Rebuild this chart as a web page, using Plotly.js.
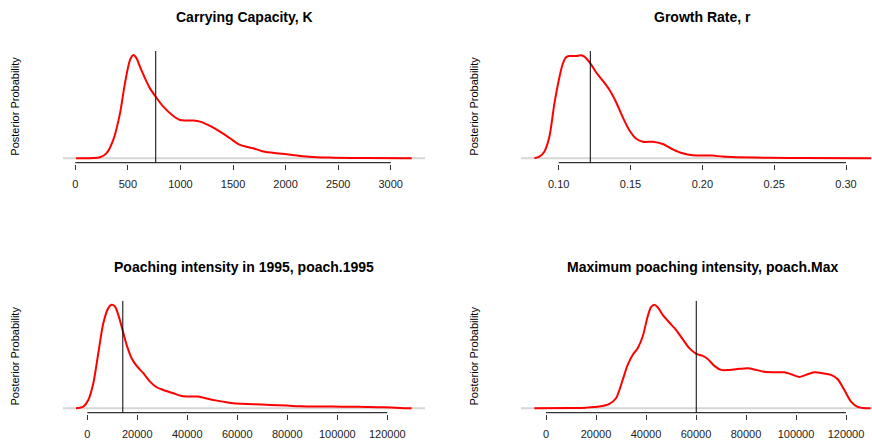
<!DOCTYPE html>
<html>
<head>
<meta charset="utf-8">
<script src="https://cdn.plot.ly/plotly-3.0.1.min.js"></script>
<style>html,body{margin:0;padding:0;background:#fff;}#chart{width:872px;height:443px;}</style>
</head>
<body>
<div id="chart"></div>
<script>
// ---- Data (relative posterior density, peak = 1) ----
var titles = ["Carrying Capacity, K", "Growth Rate, r", "Poaching intensity in 1995, poach.1995", "Maximum poaching intensity, poach.Max"];
var yLabel = "Posterior Probability";

var kX = [6, 235, 298, 362, 425, 472, 520, 552, 583, 615, 663, 710, 764, 837, 932, 996, 1060, 1123, 1186, 1281, 1376, 1471, 1567, 1693, 1788, 1915, 2010, 2137, 2296, 2454, 2771, 3200];
var kY = [0, 0.01, 0.05, 0.18, 0.435, 0.726, 0.95, 1.0, 0.968, 0.887, 0.774, 0.677, 0.597, 0.5, 0.41, 0.371, 0.366, 0.365, 0.355, 0.313, 0.258, 0.194, 0.129, 0.097, 0.065, 0.048, 0.039, 0.023, 0.01, 0.006, 0.002, 0];
var kLine = 765;
var kTicks = [0, 500, 1000, 1500, 2000, 2500, 3000];

var rX = [0.0831, 0.0865, 0.090, 0.0935, 0.097, 0.1005, 0.1028, 0.1051, 0.1074, 0.1121, 0.1155, 0.1179, 0.122, 0.126, 0.1306, 0.1353, 0.1399, 0.1445, 0.1492, 0.1538, 0.1585, 0.1654, 0.1724, 0.1794, 0.1863, 0.1933, 0.2002, 0.2072, 0.2142, 0.2234, 0.2466, 0.2698, 0.3174];
var rY = [0, 0.016, 0.064, 0.208, 0.529, 0.785, 0.913, 0.978, 0.99, 0.99, 0.997, 0.984, 0.92, 0.833, 0.753, 0.663, 0.545, 0.4, 0.272, 0.192, 0.16, 0.16, 0.138, 0.087, 0.048, 0.029, 0.026, 0.026, 0.016, 0.01, 0.005, 0.002, 0];
var rLine = 0.122;
var rTicks = [0.10, 0.15, 0.20, 0.25, 0.30];

var p95X = [-4533, -1600, 400, 2400, 4400, 6400, 8400, 9733, 11067, 12400, 14267, 15733, 17733, 19733, 22400, 25067, 27733, 30400, 34400, 37733, 41067, 44400, 47733, 51733, 55733, 59733, 66400, 73067, 79733, 85067, 91733, 98400, 105067, 111733, 118400, 125067, 129733];
var p95Y = [0, 0.016, 0.08, 0.242, 0.532, 0.823, 0.968, 1.0, 0.984, 0.903, 0.742, 0.613, 0.484, 0.41, 0.339, 0.258, 0.203, 0.177, 0.145, 0.119, 0.113, 0.113, 0.094, 0.074, 0.058, 0.045, 0.039, 0.032, 0.026, 0.019, 0.016, 0.016, 0.015, 0.013, 0.01, 0.003, 0];
var p95Line = 14200;
var p95Ticks = [0, 20000, 40000, 60000, 80000, 100000, 120000];

var pMaxX = [-4667, 9333, 16000, 21333, 25333, 28000, 30667, 32667, 34667, 36667, 38667, 40667, 42000, 43333, 44667, 46667, 49333, 52000, 54667, 57333, 60133, 62667, 64667, 67333, 70000, 73333, 77333, 80667, 84000, 87333, 91333, 95333, 98000, 101333, 104000, 107333, 110667, 114000, 116667, 119333, 122000, 124667, 128000, 129840];
var pMaxY = [0, 0.003, 0.006, 0.016, 0.042, 0.097, 0.274, 0.419, 0.516, 0.581, 0.694, 0.887, 0.977, 1.0, 0.977, 0.903, 0.829, 0.758, 0.668, 0.581, 0.526, 0.506, 0.477, 0.41, 0.371, 0.371, 0.381, 0.387, 0.371, 0.352, 0.348, 0.348, 0.329, 0.303, 0.323, 0.348, 0.339, 0.323, 0.281, 0.177, 0.064, 0.013, 0, 0];
var pMaxLine = 60100;
var pMaxTicks = [0, 20000, 40000, 60000, 80000, 100000, 120000];

// ---- Layout / styling ----
var W = 872, H = 443;
var FONT = "Liberation Sans, Arial, sans-serif";
var YR = [-0.0545, 1.04];   // extended ~1.5px below the R plot region so the axis line fits inside
var AXIS_Y = -0.0425;
var panels = [
  {x: kX, y: kY, v: kLine, ticks: kTicks, fmt: "d", xd: [63/W, 425/W], yd: [1-163.9/H, 1-50.9/H], regionBottom: 162.4, range: [-117, 3326], tcx: 244, tcy: 17, ylx: 15},
  {x: rX, y: rY, v: rLine, ticks: rTicks, fmt: ".2f", xd: [521/W, 1], yd: [1-163.9/H, 1-50.9/H], regionBottom: 162.4, range: [0.07376, 0.3181], tcx: 702.5, tcy: 17, ylx: 474},
  {x: p95X, y: p95Y, v: p95Line, ticks: p95Ticks, fmt: "d", xd: [63/W, 425/W], yd: [1-413.9/H, 1-300.7/H], regionBottom: 412.4, range: [-9720, 135080], tcx: 244, tcy: 267, ylx: 15},
  {x: pMaxX, y: pMaxY, v: pMaxLine, ticks: pMaxTicks, fmt: "d", xd: [521/W, 1], yd: [1-413.9/H, 1-300.7/H], regionBottom: 412.4, range: [-10000, 130400], tcx: 702.5, tcy: 267, ylx: 474}
];

var traces = [], shapes = [], annotations = [];
var layout = {
  width: W, height: H,
  margin: {l: 0, r: 0, t: 0, b: 0},
  paper_bgcolor: "#fff", plot_bgcolor: "#fff",
  showlegend: false,
  font: {family: FONT, size: 11, color: "#000"}
};

panels.forEach(function (p, i) {
  var n = i === 0 ? "" : String(i + 1);
  var xa = "x" + n, ya = "y" + n;
  // R-style axis line from first to last tick
  traces.push({
    type: "scatter", mode: "lines",
    x: [p.ticks[0], p.ticks[p.ticks.length - 1]], y: [AXIS_Y, AXIS_Y],
    xaxis: xa, yaxis: ya,
    line: {color: "#333", width: 1.2}, hoverinfo: "skip"
  });
  traces.push({
    type: "scatter", mode: "lines", x: p.x, y: p.y,
    xaxis: xa, yaxis: ya,
    line: {color: "#ff0000", width: 2, shape: "spline", smoothing: 0.8},
    hoverinfo: "skip"
  });
  layout["xaxis" + n] = {
    domain: p.xd, anchor: ya, range: p.range,
    showgrid: false, zeroline: false, showline: false,
    tickmode: "array", tickvals: p.ticks, tickformat: p.fmt,
    ticks: "outside", ticklen: 5, tickwidth: 1, tickcolor: "#333",
    ticklabelstandoff: 5,
    tickfont: {family: FONT, size: 11, color: "#222"}
  };
  layout["yaxis" + n] = {
    domain: p.yd, anchor: xa, range: YR,
    showgrid: false, zeroline: false, showline: false, showticklabels: false, ticks: ""
  };
  // grey zero line across the plot region
  shapes.push({type: "line", xref: xa + " domain", yref: ya, x0: 0, x1: 1, y0: 0, y1: 0,
    line: {color: "#d6d6d6", width: 2}, layer: "below"});
  // vertical reference line
  shapes.push({type: "line", xref: xa, yref: ya, x0: p.v, x1: p.v, y0: AXIS_Y, y1: YR[1],
    line: {color: "#000", width: 1}});
  annotations.push({text: "<b>" + titles[i] + "</b>", xref: "paper", yref: "paper",
    x: p.tcx / W, y: 1 - p.tcy / H, xanchor: "center", yanchor: "middle", showarrow: false,
    font: {family: FONT, size: 14, color: "#000"}});
  annotations.push({text: yLabel, xref: "paper", yref: "paper", textangle: -90,
    x: p.ylx / W, y: (1 - p.regionBottom / H + p.yd[1]) / 2, xanchor: "center", yanchor: "middle", showarrow: false,
    font: {family: FONT, size: 11, color: "#000"}});
});

layout.shapes = shapes;
layout.annotations = annotations;

Plotly.newPlot("chart", traces, layout, {staticPlot: true, displayModeBar: false});
</script>
</body>
</html>
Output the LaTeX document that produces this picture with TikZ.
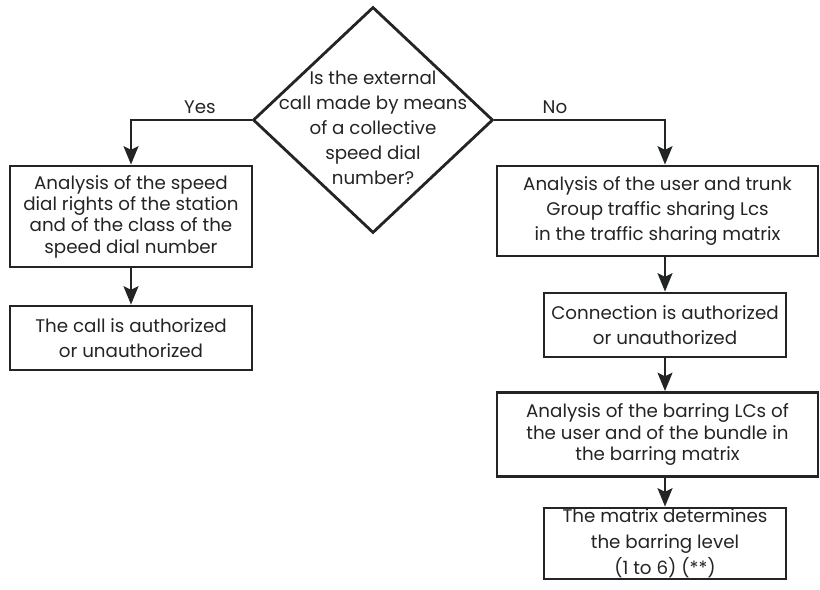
\documentclass[tikz,border=0pt]{standalone}
\usepackage{fontspec}
\setmainfont{Poppins}
\usepackage{tikz}
\usetikzlibrary{arrows.meta, positioning, calc, shapes.geometric}

\definecolor{inkgray}{HTML}{222426}

\begin{document}
\begin{tikzpicture}[>={Stealth[length=13pt,width=10.5pt,inset=2.5pt]},
    line width=2pt, draw=inkgray,
    stepbox/.style={draw=inkgray, line width=2pt, rectangle, inner sep=0pt,
      align=center, text=inkgray, font=\fontsize{13}{17.7}\selectfont},
    flow/.style={->, inkgray, line width=2pt},
    branch/.style={text=inkgray, font=\fontsize{13}{15}\selectfont}]
  \useasboundingbox (0,0) rectangle (20.5,-14.725);

  % Decision
  \node[diamond, draw=inkgray, line width=2pt, inner sep=0pt,
        minimum width=6cm, minimum height=5.65cm] (dia) at (9.325,-3.0) {};
  \node[align=center, text=inkgray, font=\fontsize{13}{17.7}\selectfont]
        (diatext) at (9.325,-3.2)
        {Is the external\\call made by means\\of a collective\\speed dial\\number?};

  % Yes branch
  \node[stepbox, minimum width=6.05cm, minimum height=2.525cm,
        font=\fontsize{13}{15.2}\selectfont] (speed) at (3.275,-5.4125)
        {Analysis of the speed\\dial rights of the station\\and of the class of the\\speed dial number};
  \node[stepbox, minimum width=6.05cm, minimum height=1.6cm] (callok) at (3.275,-8.45)
        {The call is authorized\\or unauthorized};

  % No branch
  \node[stepbox, minimum width=8.025cm, minimum height=2.25cm] (share) at (16.4375,-5.275)
        {Analysis of the user and trunk\\Group traffic sharing Lcs\\in the traffic sharing matrix};
  \node[stepbox, minimum width=6.05cm, minimum height=1.6cm] (connok) at (16.625,-8.125)
        {Connection is authorized\\or unauthorized};
  \node[stepbox, minimum width=8.025cm, minimum height=2.1cm,
        font=\fontsize{13}{15.6}\selectfont] (barring) at (16.4375,-10.8625)
        {Analysis of the barring LCs of\\the user and of the bundle in\\the barring matrix};
  \node[stepbox, minimum width=6.05cm, minimum height=1.775cm,
        font=\fontsize{13}{18.4}\selectfont] (level) at (16.625,-13.5875)
        {The matrix determines\\the barring level\\(1 to 6) (**)};

  % Connectors
  \draw[flow] (dia.west) -| (speed.north);
  \node[branch] (yes) at (5.0,-2.675) {Yes};
  \draw[flow] (dia.east) -| (share.north -| connok.north);
  \node[branch] (no) at (13.875,-2.675) {No};
  \draw[flow] (speed.south) -- (callok.north);
  \draw[flow] (share.south -| connok.north) -- (connok.north);
  \draw[flow] (connok.south) -- (barring.north -| connok.north);
  \draw[flow] (barring.south -| level.north) -- (level.north);
\end{tikzpicture}
\end{document}
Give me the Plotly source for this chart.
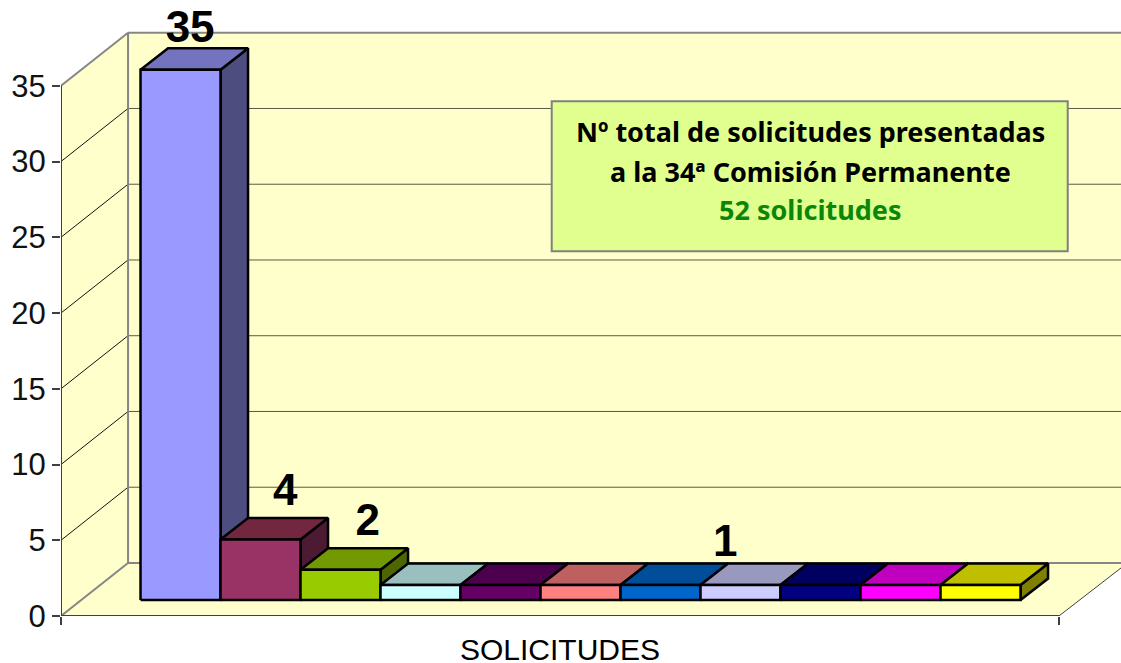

..........

Instruction - Please quote the lines of the material, beginning with the first and ending with the one that contains "var p95Ticks = [0, 20000, 40000, 60000, 80000, 100000, 120000];", exactly as written and without any pictures.

Result of this task -
Rebuild this chart as a web page, using Plotly.js.
<!DOCTYPE html>
<html>
<head>
<meta charset="utf-8">
<script src="https://cdn.plot.ly/plotly-3.0.1.min.js"></script>
<style>html,body{margin:0;padding:0;background:#fff;}#chart{width:872px;height:443px;}</style>
</head>
<body>
<div id="chart"></div>
<script>
// ---- Data (relative posterior density, peak = 1) ----
var titles = ["Carrying Capacity, K", "Growth Rate, r", "Poaching intensity in 1995, poach.1995", "Maximum poaching intensity, poach.Max"];
var yLabel = "Posterior Probability";

var kX = [6, 235, 298, 362, 425, 472, 520, 552, 583, 615, 663, 710, 764, 837, 932, 996, 1060, 1123, 1186, 1281, 1376, 1471, 1567, 1693, 1788, 1915, 2010, 2137, 2296, 2454, 2771, 3200];
var kY = [0, 0.01, 0.05, 0.18, 0.435, 0.726, 0.95, 1.0, 0.968, 0.887, 0.774, 0.677, 0.597, 0.5, 0.41, 0.371, 0.366, 0.365, 0.355, 0.313, 0.258, 0.194, 0.129, 0.097, 0.065, 0.048, 0.039, 0.023, 0.01, 0.006, 0.002, 0];
var kLine = 765;
var kTicks = [0, 500, 1000, 1500, 2000, 2500, 3000];

var rX = [0.0831, 0.0865, 0.090, 0.0935, 0.097, 0.1005, 0.1028, 0.1051, 0.1074, 0.1121, 0.1155, 0.1179, 0.122, 0.126, 0.1306, 0.1353, 0.1399, 0.1445, 0.1492, 0.1538, 0.1585, 0.1654, 0.1724, 0.1794, 0.1863, 0.1933, 0.2002, 0.2072, 0.2142, 0.2234, 0.2466, 0.2698, 0.3174];
var rY = [0, 0.016, 0.064, 0.208, 0.529, 0.785, 0.913, 0.978, 0.99, 0.99, 0.997, 0.984, 0.92, 0.833, 0.753, 0.663, 0.545, 0.4, 0.272, 0.192, 0.16, 0.16, 0.138, 0.087, 0.048, 0.029, 0.026, 0.026, 0.016, 0.01, 0.005, 0.002, 0];
var rLine = 0.122;
var rTicks = [0.10, 0.15, 0.20, 0.25, 0.30];

var p95X = [-4533, -1600, 400, 2400, 4400, 6400, 8400, 9733, 11067, 12400, 14267, 15733, 17733, 19733, 22400, 25067, 27733, 30400, 34400, 37733, 41067, 44400, 47733, 51733, 55733, 59733, 66400, 73067, 79733, 85067, 91733, 98400, 105067, 111733, 118400, 125067, 129733];
var p95Y = [0, 0.016, 0.08, 0.242, 0.532, 0.823, 0.968, 1.0, 0.984, 0.903, 0.742, 0.613, 0.484, 0.41, 0.339, 0.258, 0.203, 0.177, 0.145, 0.119, 0.113, 0.113, 0.094, 0.074, 0.058, 0.045, 0.039, 0.032, 0.026, 0.019, 0.016, 0.016, 0.015, 0.013, 0.01, 0.003, 0];
var p95Line = 14200;
var p95Ticks = [0, 20000, 40000, 60000, 80000, 100000, 120000];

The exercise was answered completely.